Metamaterials can help researchers study this problem because it is possible to manipulate them so that space-like dimensions become time-like. Smolyaninov describes how to create a material in which the the x and y directions are space-like while the z-direction is time-like.

The way light moves in this space is exactly analogous to the behaviour of a massive particle in a (2+1) Minkowski spacetime, which is similar to our own universe. So the pattern of light propagation inside this metamaterial is equivalent to the "world lines" of a particle in a Minkowski universe.

Smolyaninov says that a Big Bang event in the metamaterial occurs when the pattern of light rays expands relative to the z-dimension, or in other words, when the world lines expand as a function of time. This establishes a cosmological arrow of time.

The next question is how this arrow relates to a thermodynamic arrow of time. This requires a definition of entropy inside the metamaterial which Smolyaninov says is a kind of measure of the disorder associated with the light rays.

If the metamaterials are perfect the rays should propagate perfectly. But they're not perfect and so distort the rays as they spread. This determines a thermodynamic arrow of time and shows why it is the same as the cosmological arrow of time.

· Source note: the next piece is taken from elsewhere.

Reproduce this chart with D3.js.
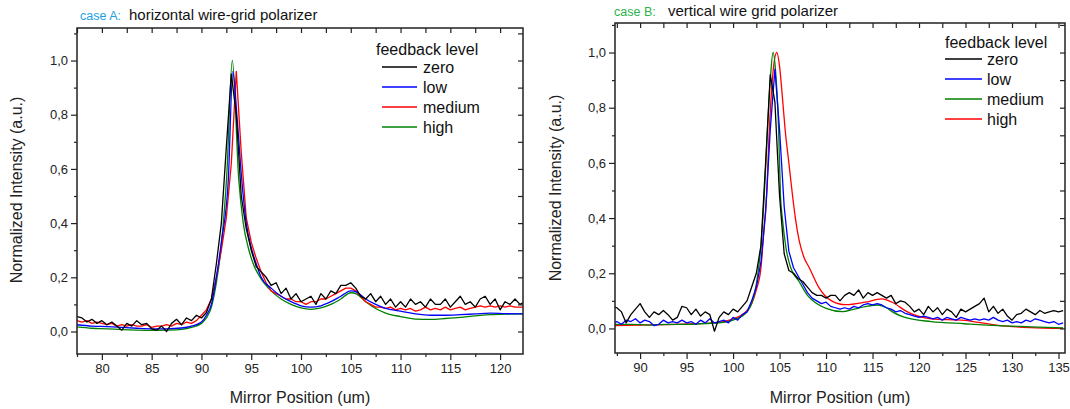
<!DOCTYPE html>
<html>
<head>
<meta charset="utf-8">
<script src="https://cdn.jsdelivr.net/npm/d3@7"></script>
<style>
  body { margin: 0; background: #fff; }
  svg { display: block; font-family: "Liberation Sans", Arial, sans-serif; }
</style>
</head>
<body>
<div id="chart"></div>
<script>
// ---- case A : horizontal wire-grid polarizer ----
var gridA = d3.range(77.5, 122.51, 0.5);  // sample positions of the noisy traces (um)
var aZero = [
  .055,.05,.035,.045,.03,.04,.025,.035,.02,.005,
  .03,.02,.04,.025,.03,.01,.005,.02,0,.03,
  .045,.025,.05,.04,.06,.05,.07,.12,.25,.4,
  .68,.95,.8,.5,.38,.3,.24,.22,.2,.17,
  .18,.14,.16,.12,.14,.11,.12,.13,.1,.14,
  .12,.15,.14,.17,.17,.18,.16,.13,.12,.14,
  .11,.13,.1,.12,.09,.11,.09,.12,.1,.11,
  .09,.12,.1,.1,.12,.09,.11,.13,.1,.11,
  .09,.12,.13,.1,.12,.08,.11,.1,.12,.1,
  .11
];
var aMedium = [
  .04,.035,.04,.03,.035,.03,.025,.03,.02,.025,
  .02,.025,.02,.02,.025,.015,.02,.02,.025,.02,
  .03,.025,.035,.03,.04,.06,.08,.12,.2,.3,
  .42,.62,.96,.66,.42,.33,.27,.22,.18,.15,
  .14,.13,.12,.12,.11,.11,.1,.11,.11,.12,
  .12,.13,.14,.15,.16,.16,.15,.13,.11,.1,
  .09,.09,.085,.09,.08,.085,.08,.085,.075,.08,
  .09,.08,.085,.08,.09,.08,.085,.09,.08,.085,
  .09,.095,.09,.095,.09,.095,.09,.095,.09,.09,
  .09
];
var aLow = [[77.5,.025],[79,.02],[80.5,.018],[82,.015],[83.5,.012],[85,.01],[86.5,.01],[88,.013],[89,.02],[90,.035],
  [90.5,.06],[91,.1],[91.5,.2],[92,.33],[92.7,.56],[93.15,.96],[93.6,.78],[94.05,.56],[94.5,.4],[95,.31],
  [95.5,.25],[96,.2],[97,.16],[98,.13],[99,.11],[100,.095],[101,.09],[102,.095],[103,.11],[104,.13],
  [105,.15],[105.6,.145],[106.5,.12],[107.5,.1],[108.5,.085],[110,.075],[111.5,.065],[113,.06],[114.5,.06],[116,.062],
  [117.5,.065],[119,.068],[120.5,.066],[122.5,.065]];
var aHigh = [[77.5,.017],[79,.012],[80.5,.01],[82,.007],[83.5,.005],[85,.004],[86.5,.005],[88,.008],[89,.015],[90,.03],
  [90.5,.05],[91,.09],[91.5,.18],[92,.32],[92.55,.58],[93.1,1.0],[93.75,.56],[94.2,.4],[94.7,.31],[95.2,.25],
  [95.9,.2],[97,.15],[98,.12],[99,.1],[100,.087],[101,.082],[102,.087],[103,.1],[104,.12],[105,.143],
  [105.6,.138],[106.5,.11],[107.5,.085],[108.5,.068],[110,.055],[111.5,.046],[113,.045],[114.5,.048],[116,.052],[117.5,.058],
  [119,.062],[120.5,.064],[122.5,.065]];

// ---- case B : vertical wire grid polarizer ----
var gridB = d3.range(87, 135.51, 0.5);
var bZero = [
  .08,.075,.06,.02,.05,.07,.09,.06,.04,.06,
  .05,.065,.05,.03,.04,.08,.075,.05,.07,.045,
  .06,.05,-.01,.04,.06,.05,.07,.06,.08,.1,
  .15,.2,.3,.6,.92,.82,.48,.27,.21,.2,
  .18,.17,.15,.13,.12,.12,.11,.12,.12,.1,
  .12,.13,.12,.14,.11,.13,.12,.13,.12,.11,
  .12,.09,.1,.095,.08,.06,.07,.05,.08,.06,
  .075,.05,.07,.06,.04,.07,.06,.07,.08,.09,
  .11,.06,.08,.055,.07,.045,.03,.05,.055,.07,
  .06,.05,.065,.055,.06,.065,.06,.065
];
var bLow = [
  .02,.025,.015,.03,.025,.035,.02,.03,.025,.01,
  .015,.03,.02,.025,.02,.03,.02,.025,.015,.03,
  .02,.035,.02,.025,.03,.02,.04,.03,.05,.06,
  .1,.15,.24,.42,.72,.94,.72,.44,.28,.22,
  .19,.16,.13,.11,.1,.09,.095,.08,.075,.07,
  .075,.07,.08,.075,.085,.09,.085,.09,.085,.075,
  .07,.06,.065,.055,.05,.045,.04,.045,.04,.035,
  .04,.03,.04,.035,.03,.04,.035,.03,.035,.03,
  .035,.03,.04,.03,.025,.03,.02,.025,.02,.03,
  .025,.035,.03,.025,.02,.025,.015,.02
];
var bMedium = [[87,.015],[89,.015],[91,.012],[93,.015],[95,.015],[97,.018],[99,.022],[100,.03],[101,.045],[101.5,.06],
  [102,.09],[102.5,.16],[103,.3],[103.35,.48],[103.7,.72],[104,.9],[104.3,1.0],[104.6,.92],[104.9,.72],[105.1,.48],
  [105.3,.4],[105.7,.29],[106.2,.22],[107.1,.17],[108,.12],[108.5,.103],[110,.073],[111.8,.061],[113,.07],[114.2,.079],
  [115.6,.085],[116.5,.075],[117.1,.061],[118.8,.037],[121.3,.025],[124.9,.017],[128.5,.01],[132,.006],[135.5,.002]];
var bHigh = [[87,.01],[90,.012],[93,.014],[96,.017],[98,.02],[99,.025],[100,.035],[101,.05],[101.5,.065],[102,.09],
  [102.5,.14],[103,.22],[103.3,.35],[103.6,.48],[103.9,.72],[104.3,.93],[104.7,1.0],[105,.95],[105.3,.84],[105.6,.72],
  [106,.6],[106.4,.48],[106.7,.4],[107.1,.32],[107.6,.26],[108.2,.22],[109.2,.15],[110.6,.1],[112.1,.086],[114.2,.095],
  [116,.107],[117.1,.095],[118.8,.059],[121.3,.035],[124.9,.029],[128.5,.011],[132,.003],[135.5,0]];

// tick labels
var aXTicks = [80, 85, 90, 95, 100, 105, 110, 115, 120];
var bXTicks = [90, 95, 100, 105, 110, 115, 120, 125, 130, 135];
var yTicks = [0, 0.2, 0.4, 0.6, 0.8, 1.0];

var BLACK = "#000000", BLUE = "#0000ff", RED = "#ff0000", GREEN = "#008000";

function zip(xs, ys) { return xs.map(function (v, i) { return [v, ys[i]]; }); }

var comma = d3.formatLocale({ decimal: ",", thousands: ".", grouping: [3], currency: ["", ""] }).format(".1f");

var svg = d3.select("#chart").append("svg")
  .attr("width", 1070)
  .attr("height", 409);

function panel(p) {
  var x = d3.scaleLinear().domain(p.xDomain).range([p.left, p.right]);
  var y = d3.scaleLinear().domain(p.yDomain).range([p.bottom, p.top]);
  var g = svg.append("g");

  svg.append("clipPath").attr("id", "clip" + p.id)
    .append("rect")
    .attr("x", p.left).attr("y", p.top)
    .attr("width", p.right - p.left).attr("height", p.bottom - p.top);

  // traces, last one ends on top
  var curves = g.append("g").attr("clip-path", "url(#clip" + p.id + ")");
  p.series.forEach(function (s) {
    var line = d3.line()
      .x(function (d) { return x(d[0]); })
      .y(function (d) { return y(d[1]); })
      .curve(s.smooth ? d3.curveMonotoneX : d3.curveLinear);
    curves.append("path")
      .datum(s.data)
      .attr("d", line)
      .attr("fill", "none")
      .attr("stroke", s.color)
      .attr("stroke-width", 1.3)
      .attr("stroke-linejoin", "round");
  });

  var inX = function (v) { return v >= p.xDomain[0] && v <= p.xDomain[1]; };
  var inY = function (v) { return v >= p.yDomain[0] && v <= p.yDomain[1] + 1e-9; };
  var xMinor = d3.range(75, 140, 5).map(function (v) { return v + 2.5; }).filter(inX);
  var xAll = d3.range(75, 140, 2.5).filter(inX);
  var yMinor = [0.1, 0.3, 0.5, 0.7, 0.9, 1.1].filter(inY);
  var yAll = d3.range(0, 12).map(function (v) { return v / 10; }).filter(inY);

  function axis(gen, tr) {
    var a = g.append("g").attr("transform", tr).call(gen);
    a.select(".domain").remove();
    a.selectAll("line").attr("stroke", "#222").attr("stroke-width", 1.2);
    a.selectAll("text").attr("fill", "#222").style("font-size", "13px");
    return a;
  }
  // bottom
  axis(d3.axisBottom(x).tickValues(p.xTicks).tickSize(6).tickPadding(4).tickFormat(d3.format("d")),
    "translate(0," + p.bottom + ")");
  axis(d3.axisBottom(x).tickValues(xMinor).tickSize(3).tickFormat(""),
    "translate(0," + p.bottom + ")");
  // top, inward
  axis(d3.axisTop(x).tickValues(xAll).tickSize(-5).tickFormat(""),
    "translate(0," + p.top + ")");
  // left
  axis(d3.axisLeft(y).tickValues(yTicks).tickSize(6).tickPadding(3).tickFormat(comma),
    "translate(" + p.left + ",0)");
  axis(d3.axisLeft(y).tickValues(yMinor).tickSize(3).tickFormat(""),
    "translate(" + p.left + ",0)");
  // right, inward
  axis(d3.axisRight(y).tickValues(yAll).tickSize(-5).tickFormat(""),
    "translate(" + p.right + ",0)");

  g.append("rect")
    .attr("x", p.left).attr("y", p.top)
    .attr("width", p.right - p.left).attr("height", p.bottom - p.top)
    .attr("fill", "none").attr("stroke", "#222").attr("stroke-width", 1.5);

  // axis titles
  g.append("text")
    .attr("x", (p.left + p.right) / 2).attr("y", 403)
    .attr("text-anchor", "middle")
    .style("font-size", "16px").attr("fill", "#222")
    .text("Mirror Position (um)");
  g.append("text")
    .attr("transform", "translate(" + p.yTitleX + "," + p.yTitleY + ")rotate(-90)")
    .attr("text-anchor", "middle")
    .style("font-size", "16px").attr("fill", "#222")
    .text("Normalized Intensity (a.u.)");

  // panel title
  g.append("text")
    .attr("x", p.caseX).attr("y", p.titleY)
    .style("font-size", "12.5px").attr("fill", p.caseColor)
    .text(p.caseLabel);
  g.append("text")
    .attr("x", p.titleX).attr("y", p.titleY)
    .style("font-size", "15px").attr("fill", "#111")
    .text(p.title);

  // legend
  var lg = g.append("g");
  lg.append("text")
    .attr("x", p.legend.titleX).attr("y", p.legend.titleY + 5.5)
    .style("font-size", "16px").attr("fill", "#111")
    .text("feedback level");
  p.legendItems.forEach(function (it, i) {
    var yy = p.legend.y0 + i * p.legend.dy;
    lg.append("line")
      .attr("x1", p.legend.lineX0).attr("x2", p.legend.lineX1)
      .attr("y1", yy).attr("y2", yy)
      .attr("stroke", it.color).attr("stroke-width", 1.3);
    lg.append("text")
      .attr("x", p.legend.textX).attr("y", yy + 5.5)
      .style("font-size", "16px").attr("fill", "#111")
      .text(it.name);
  });
}

panel({
  id: "A",
  left: 77, right: 523, top: 28, bottom: 354,
  xDomain: [77.5, 122.3], yDomain: [-0.083, 1.12],
  xTicks: aXTicks,
  yTitleX: 22, yTitleY: 190,
  caseX: 80, caseLabel: "case A:", caseColor: "#1ba1e2",
  titleX: 129, titleY: 20, title: "horizontal wire-grid polarizer",
  series: [
    { color: GREEN, smooth: true, data: aHigh },
    { color: RED, smooth: false, data: zip(gridA, aMedium) },
    { color: BLUE, smooth: true, data: aLow },
    { color: BLACK, smooth: false, data: zip(gridA, aZero) }
  ],
  legend: { titleX: 376, titleY: 49, lineX0: 382, lineX1: 417, textX: 423, y0: 67, dy: 20 },
  legendItems: [
    { name: "zero", color: BLACK }, { name: "low", color: BLUE },
    { name: "medium", color: RED }, { name: "high", color: GREEN }
  ]
});

panel({
  id: "B",
  left: 615, right: 1065, top: 23, bottom: 353,
  xDomain: [87.3, 135.7], yDomain: [-0.089, 1.107],
  xTicks: bXTicks,
  yTitleX: 561, yTitleY: 188,
  caseX: 614, caseLabel: "case B:", caseColor: "#2db34a",
  titleX: 668, titleY: 16, title: "vertical wire grid polarizer",
  series: [
    { color: RED, smooth: true, data: bHigh },
    { color: GREEN, smooth: true, data: bMedium },
    { color: BLUE, smooth: false, data: zip(gridB, bLow) },
    { color: BLACK, smooth: false, data: zip(gridB, bZero) }
  ],
  legend: { titleX: 945, titleY: 42, lineX0: 945, lineX1: 982, textX: 987, y0: 59, dy: 20 },
  legendItems: [
    { name: "zero", color: BLACK }, { name: "low", color: BLUE },
    { name: "medium", color: GREEN }, { name: "high", color: RED }
  ]
});
</script>
</body>
</html>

But there's a problem of course. Although there is a formal mathematical analogy between these spaces, it's not at all clear what plays the role in Minkowski space of the imperfect propagation of light through electromagnetic space.

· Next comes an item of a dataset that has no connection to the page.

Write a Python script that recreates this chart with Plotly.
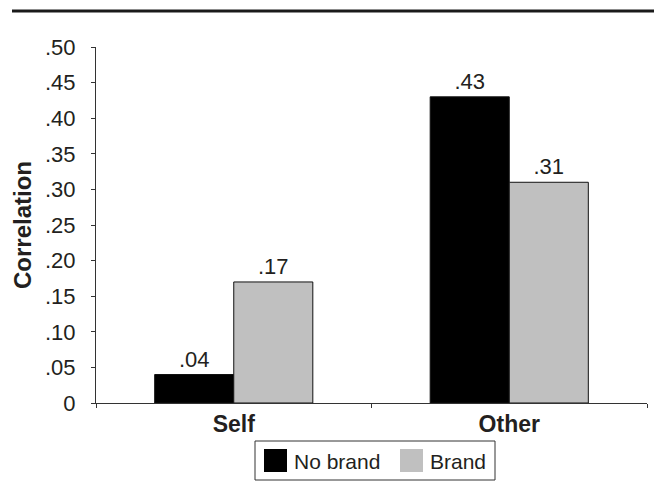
import plotly.graph_objects as go

# Data
categories = ["Self", "Other"]
no_brand = [0.04, 0.43]
brand = [0.17, 0.31]
series_names = ["No brand", "Brand"]
y_tick_values = [0, 0.05, 0.10, 0.15, 0.20, 0.25, 0.30, 0.35, 0.40, 0.45, 0.50]
y_tick_labels = ["0", ".05", ".10", ".15", ".20", ".25", ".30", ".35", ".40", ".45", ".50"]

# Styling
W, H = 654, 501
ML, MR, MT, MB = 96, 7, 47, 98
FONT = "Arial, Liberation Sans, Helvetica, sans-serif"
TXT = "#231f20"
COLORS = ["#000000", "#c0c0c0"]


def fmt(v):
    return f"{v:.2f}".lstrip("0")


fig = go.Figure()
for name, vals, col in zip(series_names, [no_brand, brand], COLORS):
    fig.add_trace(go.Bar(
        x=categories, y=vals, name=name,
        marker=dict(color=col, line=dict(color="#111111", width=1)),
        text=[fmt(v) for v in vals], textposition="outside",
        textfont=dict(family=FONT, size=22, color=TXT),
        cliponaxis=False, showlegend=False,
    ))

# helpers to place decorations in paper coordinates from pixel positions
pw, ph = W - ML - MR, H - MT - MB


def px_x(x):
    return (x - ML) / pw


def px_y(y):
    return (H - MB - y) / ph


shapes = [
    # rule across the top
    dict(type="line", xref="paper", yref="paper",
         x0=px_x(12), x1=px_x(654), y0=px_y(11), y1=px_y(11),
         line=dict(color="#1a1a1a", width=3)),
    # legend frame
    dict(type="rect", xref="paper", yref="paper",
         x0=px_x(255), x1=px_x(495), y0=px_y(480), y1=px_y(441),
         line=dict(color="#333333", width=1), fillcolor="white"),
]
annotations = []
legend_items = [(264, 292), (400, 428)]
for (sx, tx), name, col in zip(legend_items, series_names, COLORS):
    shapes.append(dict(type="rect", xref="paper", yref="paper",
                       x0=px_x(sx), x1=px_x(sx + 23), y0=px_y(472), y1=px_y(449),
                       line=dict(width=0), fillcolor=col))
    annotations.append(dict(xref="paper", yref="paper", x=px_x(tx), y=px_y(461),
                            xanchor="left", yanchor="middle", showarrow=False,
                            text=name, font=dict(family=FONT, size=21, color=TXT)))

fig.update_layout(
    width=W, height=H,
    margin=dict(l=ML, r=MR, t=MT, b=MB, autoexpand=False),
    paper_bgcolor="white", plot_bgcolor="white",
    barmode="group", bargap=0.426, bargroupgap=0,
    font=dict(family=FONT, color=TXT),
    shapes=shapes, annotations=annotations,
    showlegend=False,
)
fig.update_xaxes(
    showline=True, linecolor="#333333", linewidth=1,
    ticks="outside", tickson="boundaries", ticklen=4, tickcolor="#333333",
    tickfont=dict(family=FONT, size=23, color=TXT, weight="bold"),
    ticklabelstandoff=0,
    showgrid=False, zeroline=False,
)
fig.update_yaxes(
    range=[0, 0.5], tickvals=y_tick_values, ticktext=y_tick_labels,
    showline=True, linecolor="#333333", linewidth=1,
    ticks="outside", ticklen=4, tickcolor="#333333",
    tickfont=dict(family=FONT, size=22, color=TXT),
    ticklabelstandoff=11,
    showgrid=False, zeroline=False,
    title=dict(text="Correlation", standoff=6,
               font=dict(family=FONT, size=24, color=TXT, weight="bold")),
)

fig.write_html("out.html")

In the past, scientists have only been able to think about these problems theoretically but metamaterials now allow them to s study them experimentally.

Amazingly, Smolynainov and a colleague, Yu-Ju Hung, have actually built their time simulator. Their system is made using specially shaped plastic strips placed on a gold substrate. And the light rays are actually plasmons that propagate across the surface of the metal while being distorted by the plastic strips.

This represents a number of firsts. To start with, Smolyaninov uses this system to recreate the Big Bang in his lab. He calls it a toy Big Bang but it's hard to understate the significance of this event. A Big Bang in your own lab!

He then goes on to use his model to study the arrows of time. Imagine: your own custom-built arrow of time!

This system also gives an interesting insight into the nature of time machines. The question Smolyaninov asks is whether it is possible to create closed time-like curves in his material. This is equivalent to asking whether it is possible for particles in a Minkowski space to travel in a curve that takes them back to the point in space-time where they started.

He considers this by imagining a cylindrical metamaterial in which the z-dimension and radial dimension are space-like and the angular distance around the cylinder is time-like. Can closed time-like curves exist in this system, he asks. "At first glance, this question is simple, and the answer should be "yes"," he says.

But under closer examination the answer turns out to be different. He points out that while it is possible for light rays to follow circular paths that return to the point from where they started, these rays would not perceive the angular dimension as time-like.

By comparison, any ray that does perceive the angular dimension as time-like cannot actually return to the same point in space-time, (although it can travel a world line that is very close to a closed time-like curve). So time machines, even trivial ones like this, are impossible.

That's hugely impressive work. Smolyaninov is one of the world's leading thinkers on metamaterials and has done much to advance the theory that links electromagnetic and Minkowski spaces.

Now he's actually getting his hands dirty. In creating for the first time metamaterials that reproduce the Big Bang and the arrows of time that result, he's surely achieved an extraordinary landmark.